David and I headed out to the bright lights to see where the night would take us. Whether I was drowning my sorrows or toasting my newly found singledom, I still wasn’t sure, but after a few too many Mai Tais, a very questionable club (some things never change) and a hair raising tuk-tuk ride I eventually passed out on the huge bed, realising it seemed a lot bigger now I was on my own. My first full day in Thailand was slightly marred by the hangover from hell, but a quick trip to the hotel spa for one of their famous COMO Shambala massages soon helped. As I relaxed by the pool I was actually glad I’d backpacked my way around the tourist trail as it meant I could skip the obligatory visits to the Golden Temple, Wat Pho and floating markets without feeling too guilty. Plus, I had a flight to catch.
Three hours later I arrived in Koh Samui, an island about 700km from Bangkok – but in reality it felt like another universe. Actually, this could possibly be heaven. I checked into my page at The Library (a hotel so unique there aren’t rooms, but pages). We were meant to be staying at the Six Senses Hideaway, but now that ‘we’ had become ‘I’, a week in a private Pool Villa with just my thoughts for company seemed a bit daunting so I decided to stay somewhere a bit more in the thick of it. At least this way I could distract myself by popping to Chaweng or grabbing a book or movie from the LiB (I suppose calling it The Library at The Library could get confusing).
I had booked seven nights here and decided almost immediately that for at least five of them I wasn’t going to do much at all. After being mesmerised by the blood-red swimming pool, I found myself a sun lounger under a scarlet parasol and started my first book. This became my daily routine, with a casual lunch at the funky beachside bistro, an array of Thai delicacies for dinner and awe-inspiring sunsets thrown in for good measure. I know there were more pressing issues I should be thinking about but only one kept coming to mind; had I found paradise?
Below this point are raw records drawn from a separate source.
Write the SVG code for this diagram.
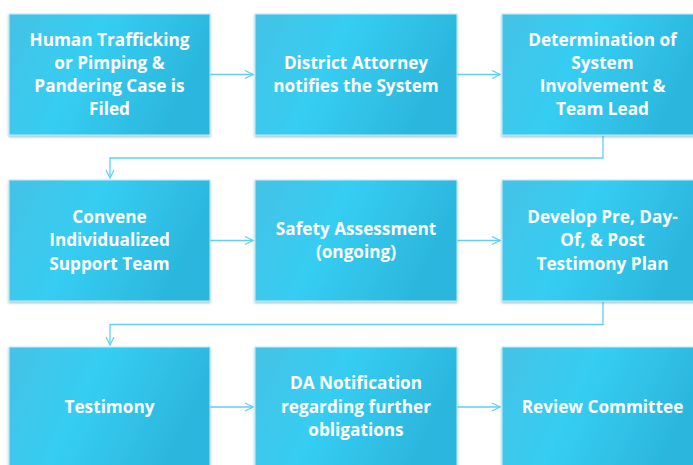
<svg xmlns="http://www.w3.org/2000/svg" width="693" height="465" viewBox="0 0 693 465">
  <defs>
    <linearGradient id="boxFill" x1="0" y1="0" x2="1" y2="0.3">
      <stop offset="0" stop-color="#45c2e6"/>
      <stop offset="0.45" stop-color="#36cdf2"/>
      <stop offset="1" stop-color="#2bb6dd"/>
    </linearGradient>
    <filter id="shadow" x="-5%" y="-5%" width="110%" height="115%">
      <feDropShadow dx="0" dy="1.5" stdDeviation="1" flood-color="#1a6f8a" flood-opacity="0.45"/>
    </filter>
    <marker id="arrow" viewBox="0 0 10 10" refX="9" refY="5" markerWidth="10" markerHeight="10" markerUnits="userSpaceOnUse" orient="auto">
      <path d="M1,1 L9,5 L1,9" fill="none" stroke="#62cfee" stroke-width="1.2"/>
    </marker>
  </defs>
  <style>
    .box { fill: url(#boxFill); stroke: #c4ecf7; stroke-width: 1; filter: url(#shadow); }
    .label { font-family: "Open Sans", "Liberation Sans", sans-serif; font-weight: bold; font-size: 17.2px; fill: #ffffff; text-anchor: middle; }
    .link { fill: none; stroke: #62cfee; stroke-width: 1.3; marker-end: url(#arrow); }
  </style>
  <rect width="693" height="465" fill="#ffffff"/>

  <g id="connectors">
    <path class="link" d="M210,74.5 H253"/>
    <path class="link" d="M457,74.5 H500"/>
    <path class="link" d="M603,136 V158 H110 V178"/>
    <path class="link" d="M210,240.5 H253"/>
    <path class="link" d="M457,240.5 H500"/>
    <path class="link" d="M603,302 V324.5 H110 V345"/>
    <path class="link" d="M210,407 H253"/>
    <path class="link" d="M457,407 H500"/>
  </g>

  <g id="case-filed">
    <rect class="box" x="9" y="14" width="201" height="121"/>
    <text class="label" x="109.5" y="46.3">Human Trafficking</text>
    <text class="label" x="109.5" y="69.3">or Pimping &amp;</text>
    <text class="label" x="109.5" y="92.3">Pandering Case is</text>
    <text class="label" x="109.5" y="115.3">Filed</text>
  </g>
  <g id="da-notifies">
    <rect class="box" x="255" y="14" width="202" height="121"/>
    <text class="label" x="356" y="69.3">District Attorney</text>
    <text class="label" x="356" y="92.3">notifies the System</text>
  </g>
  <g id="determination">
    <rect class="box" x="502" y="14" width="201" height="121"/>
    <text class="label" x="602.5" y="46.3">Determination of</text>
    <text class="label" x="602.5" y="69.3">System</text>
    <text class="label" x="602.5" y="92.3">Involvement &amp;</text>
    <text class="label" x="602.5" y="115.3">Team Lead</text>
  </g>

  <g id="support-team">
    <rect class="box" x="9" y="180" width="201" height="121"/>
    <text class="label" x="109.5" y="223.3">Convene</text>
    <text class="label" x="109.5" y="246.3">Individualized</text>
    <text class="label" x="109.5" y="270.3">Support Team</text>
  </g>
  <g id="safety-assessment">
    <rect class="box" x="255" y="180" width="202" height="121"/>
    <text class="label" x="356" y="235.3">Safety Assessment</text>
    <text class="label" x="356" y="258.3">(ongoing)</text>
  </g>
  <g id="testimony-plan">
    <rect class="box" x="502" y="180" width="201" height="121"/>
    <text class="label" x="602.5" y="223.3">Develop Pre, Day-</text>
    <text class="label" x="602.5" y="246.3">Of, &amp; Post</text>
    <text class="label" x="602.5" y="270.3">Testimony Plan</text>
  </g>

  <g id="testimony">
    <rect class="box" x="9" y="347" width="201" height="125"/>
    <text class="label" x="109.5" y="413.3">Testimony</text>
  </g>
  <g id="da-notification">
    <rect class="box" x="255" y="347" width="202" height="125"/>
    <text class="label" x="356" y="389.3">DA Notification</text>
    <text class="label" x="356" y="413.3">regarding further</text>
    <text class="label" x="356" y="436.3">obligations</text>
  </g>
  <g id="review-committee">
    <rect class="box" x="502" y="347" width="201" height="125"/>
    <text class="label" x="602.5" y="413.3">Review Committee</text>
  </g>
</svg>
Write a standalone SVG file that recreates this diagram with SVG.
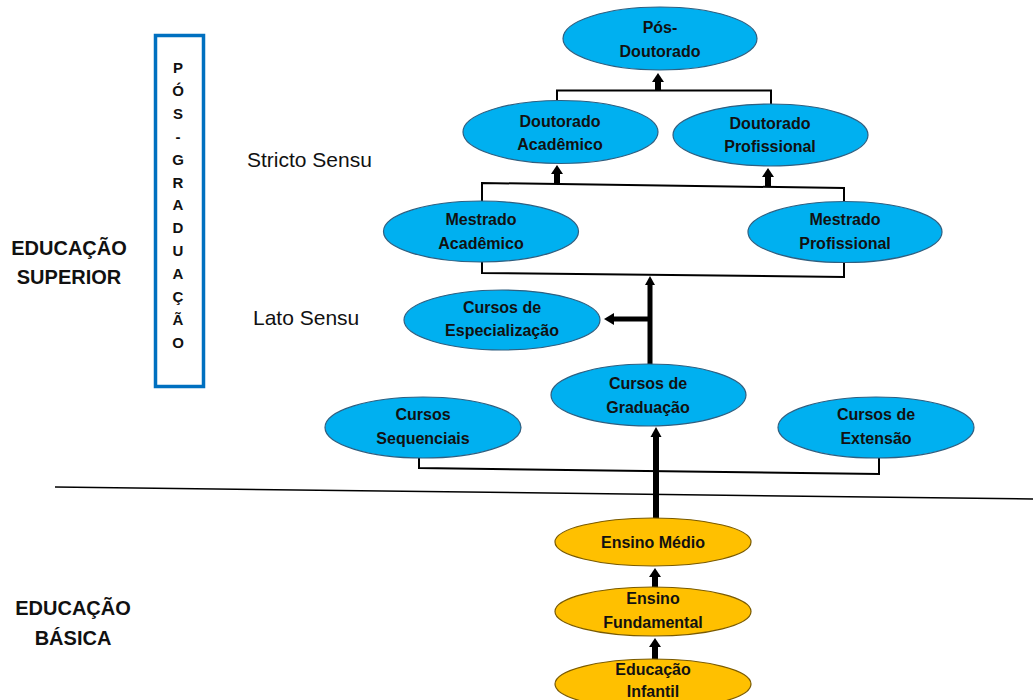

On day five, I turned the last page of my third book as the sun went down over the ocean, and I retired to the crisp white sheets of my minimalist and modern suite. I knew I was ready for the following day. I had a date with Samui.
After a quick dip the following morning, I grabbed a cab and headed to see the Big Buddha on Bo Phut beach which, despite being a bit of a tourist trap, was pretty cool. Then I headed for some elephant trekking and decided to end the day with a Thai cooking class. That was an experience to say the least, and although my Thai curry didn’t quite match the standards of the restaurants I’d tried around the island – I was quite proud having created dinner from scratch, albeit with the help of a slightly hilarious but experienced Thai lady.
That evening I decided to check out Chaweng, the main road in Samui lined with bars, restaurants and shops. It made a nice change to be somewhere a bit livelier but I couldn’t help thinking the reason I was in Thailand was to escape normality, yet here I was surrounded by Burger King, Starbucks and Brits on holiday. After a bit of people watching with some cocktails at a roadside bar, some bartering for souvenirs, and agreeing an obscenely low price for a bespoke suit, I decided I’d had enough. I headed back to my paradise by the beach and listened to the waves lapping the shore while some music played faintly in the background.
With no book, no hawkers and no iPod to distract me I found myself thinking as I gazed up at the stars. I’d come here to get over a break up and yet I’d fallen in love again quicker than I ever could have imagined. I knew how tricky long distance relationships were but I was already planning my reunion with Thailand.